→ Exercise description
Restate the data below word for word. Skip any images it contains.

-- BEGIN Provided data --

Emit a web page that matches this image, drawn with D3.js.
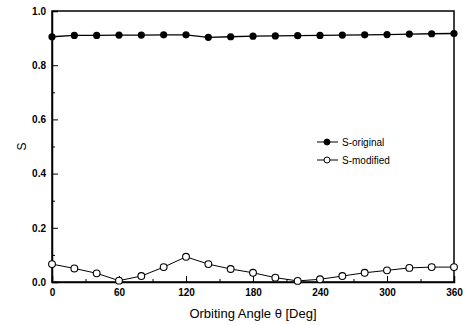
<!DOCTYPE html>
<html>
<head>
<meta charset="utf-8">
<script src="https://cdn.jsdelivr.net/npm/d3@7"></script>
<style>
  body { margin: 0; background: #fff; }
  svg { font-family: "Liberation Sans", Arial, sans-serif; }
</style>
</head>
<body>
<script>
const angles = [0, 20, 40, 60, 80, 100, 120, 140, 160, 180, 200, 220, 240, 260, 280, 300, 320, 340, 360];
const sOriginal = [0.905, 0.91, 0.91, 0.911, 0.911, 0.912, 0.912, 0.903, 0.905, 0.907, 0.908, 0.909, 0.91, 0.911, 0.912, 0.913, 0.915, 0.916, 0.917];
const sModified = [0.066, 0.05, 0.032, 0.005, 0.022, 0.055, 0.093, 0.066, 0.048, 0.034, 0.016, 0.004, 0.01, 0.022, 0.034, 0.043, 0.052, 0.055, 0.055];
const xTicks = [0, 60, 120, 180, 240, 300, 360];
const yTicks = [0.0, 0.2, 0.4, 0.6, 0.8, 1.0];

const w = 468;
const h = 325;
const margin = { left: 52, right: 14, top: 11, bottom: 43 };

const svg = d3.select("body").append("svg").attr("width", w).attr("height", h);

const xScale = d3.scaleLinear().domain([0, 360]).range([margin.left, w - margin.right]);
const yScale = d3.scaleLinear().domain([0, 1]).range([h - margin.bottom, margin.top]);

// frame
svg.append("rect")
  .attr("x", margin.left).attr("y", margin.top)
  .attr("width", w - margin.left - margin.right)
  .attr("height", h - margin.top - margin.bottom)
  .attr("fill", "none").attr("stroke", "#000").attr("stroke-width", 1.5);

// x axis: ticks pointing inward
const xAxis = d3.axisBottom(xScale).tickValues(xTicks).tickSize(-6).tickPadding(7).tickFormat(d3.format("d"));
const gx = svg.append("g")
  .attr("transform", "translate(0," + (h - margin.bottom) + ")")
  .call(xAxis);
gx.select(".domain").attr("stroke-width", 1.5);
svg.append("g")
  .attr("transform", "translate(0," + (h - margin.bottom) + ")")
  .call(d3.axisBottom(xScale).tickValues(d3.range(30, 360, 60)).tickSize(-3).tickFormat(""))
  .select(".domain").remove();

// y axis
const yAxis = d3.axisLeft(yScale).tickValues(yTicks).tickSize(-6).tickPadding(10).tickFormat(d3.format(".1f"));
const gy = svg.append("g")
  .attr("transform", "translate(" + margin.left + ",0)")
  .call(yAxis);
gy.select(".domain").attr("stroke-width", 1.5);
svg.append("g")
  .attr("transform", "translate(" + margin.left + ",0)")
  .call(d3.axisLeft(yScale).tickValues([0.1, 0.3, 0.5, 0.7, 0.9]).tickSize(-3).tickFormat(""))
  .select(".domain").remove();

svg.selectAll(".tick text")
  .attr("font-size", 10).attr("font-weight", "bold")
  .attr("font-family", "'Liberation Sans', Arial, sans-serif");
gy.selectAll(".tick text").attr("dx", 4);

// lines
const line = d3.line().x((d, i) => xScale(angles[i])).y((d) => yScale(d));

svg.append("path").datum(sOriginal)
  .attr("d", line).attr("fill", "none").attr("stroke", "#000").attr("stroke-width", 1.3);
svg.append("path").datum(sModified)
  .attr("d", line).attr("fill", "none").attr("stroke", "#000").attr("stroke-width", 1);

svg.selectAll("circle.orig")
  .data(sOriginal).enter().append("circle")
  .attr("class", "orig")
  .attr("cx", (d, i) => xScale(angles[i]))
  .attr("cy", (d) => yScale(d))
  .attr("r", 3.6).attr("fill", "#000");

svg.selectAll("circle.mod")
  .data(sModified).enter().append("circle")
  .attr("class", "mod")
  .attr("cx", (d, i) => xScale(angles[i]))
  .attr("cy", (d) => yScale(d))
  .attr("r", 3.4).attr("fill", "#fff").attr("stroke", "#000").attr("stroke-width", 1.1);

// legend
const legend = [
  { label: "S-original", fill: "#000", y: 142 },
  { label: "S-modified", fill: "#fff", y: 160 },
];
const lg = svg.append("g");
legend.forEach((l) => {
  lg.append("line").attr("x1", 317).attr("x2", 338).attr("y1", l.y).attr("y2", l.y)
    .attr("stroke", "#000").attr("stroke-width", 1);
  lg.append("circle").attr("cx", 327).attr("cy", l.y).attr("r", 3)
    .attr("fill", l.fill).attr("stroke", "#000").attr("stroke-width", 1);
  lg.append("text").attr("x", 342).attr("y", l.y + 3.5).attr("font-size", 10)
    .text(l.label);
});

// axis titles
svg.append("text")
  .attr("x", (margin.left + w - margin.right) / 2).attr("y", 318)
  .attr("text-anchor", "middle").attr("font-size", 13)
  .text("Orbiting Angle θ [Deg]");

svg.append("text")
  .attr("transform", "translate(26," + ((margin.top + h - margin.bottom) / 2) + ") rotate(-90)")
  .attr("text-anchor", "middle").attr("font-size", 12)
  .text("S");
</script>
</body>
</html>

-- END Provided data --

→ Result of the task
Emit a web page that matches this image, drawn with D3.js.
<!DOCTYPE html>
<html>
<head>
<meta charset="utf-8">
<script src="https://cdn.jsdelivr.net/npm/d3@7"></script>
<style>
  body { margin: 0; background: #fff; }
  svg { font-family: "Liberation Sans", Arial, sans-serif; }
</style>
</head>
<body>
<script>
const angles = [0, 20, 40, 60, 80, 100, 120, 140, 160, 180, 200, 220, 240, 260, 280, 300, 320, 340, 360];
const sOriginal = [0.905, 0.91, 0.91, 0.911, 0.911, 0.912, 0.912, 0.903, 0.905, 0.907, 0.908, 0.909, 0.91, 0.911, 0.912, 0.913, 0.915, 0.916, 0.917];
const sModified = [0.066, 0.05, 0.032, 0.005, 0.022, 0.055, 0.093, 0.066, 0.048, 0.034, 0.016, 0.004, 0.01, 0.022, 0.034, 0.043, 0.052, 0.055, 0.055];
const xTicks = [0, 60, 120, 180, 240, 300, 360];
const yTicks = [0.0, 0.2, 0.4, 0.6, 0.8, 1.0];

const w = 468;
const h = 325;
const margin = { left: 52, right: 14, top: 11, bottom: 43 };

const svg = d3.select("body").append("svg").attr("width", w).attr("height", h);

const xScale = d3.scaleLinear().domain([0, 360]).range([margin.left, w - margin.right]);
const yScale = d3.scaleLinear().domain([0, 1]).range([h - margin.bottom, margin.top]);

// frame
svg.append("rect")
  .attr("x", margin.left).attr("y", margin.top)
  .attr("width", w - margin.left - margin.right)
  .attr("height", h - margin.top - margin.bottom)
  .attr("fill", "none").attr("stroke", "#000").attr("stroke-width", 1.5);

// x axis: ticks pointing inward
const xAxis = d3.axisBottom(xScale).tickValues(xTicks).tickSize(-6).tickPadding(7).tickFormat(d3.format("d"));
const gx = svg.append("g")
  .attr("transform", "translate(0," + (h - margin.bottom) + ")")
  .call(xAxis);
gx.select(".domain").attr("stroke-width", 1.5);
svg.append("g")
  .attr("transform", "translate(0," + (h - margin.bottom) + ")")
  .call(d3.axisBottom(xScale).tickValues(d3.range(30, 360, 60)).tickSize(-3).tickFormat(""))
  .select(".domain").remove();

// y axis
const yAxis = d3.axisLeft(yScale).tickValues(yTicks).tickSize(-6).tickPadding(10).tickFormat(d3.format(".1f"));
const gy = svg.append("g")
  .attr("transform", "translate(" + margin.left + ",0)")
  .call(yAxis);
gy.select(".domain").attr("stroke-width", 1.5);
svg.append("g")
  .attr("transform", "translate(" + margin.left + ",0)")
  .call(d3.axisLeft(yScale).tickValues([0.1, 0.3, 0.5, 0.7, 0.9]).tickSize(-3).tickFormat(""))
  .select(".domain").remove();

svg.selectAll(".tick text")
  .attr("font-size", 10).attr("font-weight", "bold")
  .attr("font-family", "'Liberation Sans', Arial, sans-serif");
gy.selectAll(".tick text").attr("dx", 4);

// lines
const line = d3.line().x((d, i) => xScale(angles[i])).y((d) => yScale(d));

svg.append("path").datum(sOriginal)
  .attr("d", line).attr("fill", "none").attr("stroke", "#000").attr("stroke-width", 1.3);
svg.append("path").datum(sModified)
  .attr("d", line).attr("fill", "none").attr("stroke", "#000").attr("stroke-width", 1);

svg.selectAll("circle.orig")
  .data(sOriginal).enter().append("circle")
  .attr("class", "orig")
  .attr("cx", (d, i) => xScale(angles[i]))
  .attr("cy", (d) => yScale(d))
  .attr("r", 3.6).attr("fill", "#000");

svg.selectAll("circle.mod")
  .data(sModified).enter().append("circle")
  .attr("class", "mod")
  .attr("cx", (d, i) => xScale(angles[i]))
  .attr("cy", (d) => yScale(d))
  .attr("r", 3.4).attr("fill", "#fff").attr("stroke", "#000").attr("stroke-width", 1.1);

// legend
const legend = [
  { label: "S-original", fill: "#000", y: 142 },
  { label: "S-modified", fill: "#fff", y: 160 },
];
const lg = svg.append("g");
legend.forEach((l) => {
  lg.append("line").attr("x1", 317).attr("x2", 338).attr("y1", l.y).attr("y2", l.y)
    .attr("stroke", "#000").attr("stroke-width", 1);
  lg.append("circle").attr("cx", 327).attr("cy", l.y).attr("r", 3)
    .attr("fill", l.fill).attr("stroke", "#000").attr("stroke-width", 1);
  lg.append("text").attr("x", 342).attr("y", l.y + 3.5).attr("font-size", 10)
    .text(l.label);
});

// axis titles
svg.append("text")
  .attr("x", (margin.left + w - margin.right) / 2).attr("y", 318)
  .attr("text-anchor", "middle").attr("font-size", 13)
  .text("Orbiting Angle θ [Deg]");

svg.append("text")
  .attr("transform", "translate(26," + ((margin.top + h - margin.bottom) / 2) + ") rotate(-90)")
  .attr("text-anchor", "middle").attr("font-size", 12)
  .text("S");
</script>
</body>
</html>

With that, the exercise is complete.